D’autres travaux ont essayé de mettre l’accent sur le fait que les mesures de la productivité sont sous-estimées, ce qui explique cette perception de sa faiblesse par rapport aux années antérieures. Or, si ces difficultés statistiques sont réelles et ont un impact négatif sur la mesure de la productivité, il est admis aujourd’hui que la croissance de la productivité est un phénomène réel et n’est pas simplement une illusion d’optique du fait du retard de nos outils statistiques.
D’autres raisons ont été également évoquées pour expliquer ce paradoxe. On peut notamment souligner la difficulté de transmission des nouvelles technologies et de leur diffusion dans les économies. De son côté, l’ancien Secrétaire au Trésor américain, Larry Summers, a souligné la faiblesse de l’investissement qui a un effet négatif sur la croissance et la productivité du travail. Ce faible niveau de l’investissement peut trouver son explication dans l’insuffisance de la demande qui se nourrit de l’augmentation des inégalités du fait du développement des nouvelles technologies. On peut aussi mentionner l’inadéquation des systèmes de formations ainsi que la rigidité du marché du travail pour comprendre notre incapacité à tirer profit des nouvelles technologies.
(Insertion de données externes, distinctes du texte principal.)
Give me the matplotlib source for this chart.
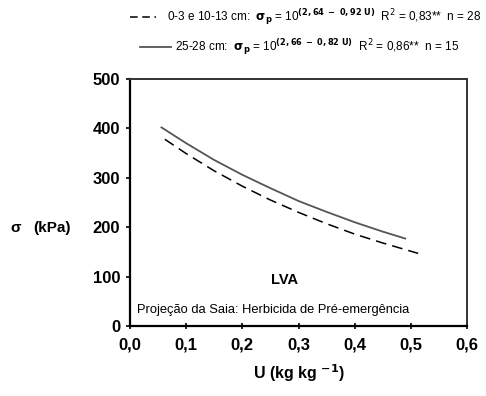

Ce débat et le paradoxe de la productivité ne sont pas propres aux pays développés. Notre pays est confronté également à une forte détérioration de la productivité du travail que beaucoup expliquent par le délitement de la discipline de travail après la Révolution. Or, le débat sur le paradoxe de la productivité au niveau international et les résultats publiés montrent la complexité de cette question. En effet, si les nouvelles technologies constituent une importante opportunité, il est clair que ses effets sur la productivité du travail dépendront de beaucoup de facteurs dont sa diffusion dans les autres secteurs, l’existence d’un système de formation adéquat et une plus grande flexibilité du marché du travail.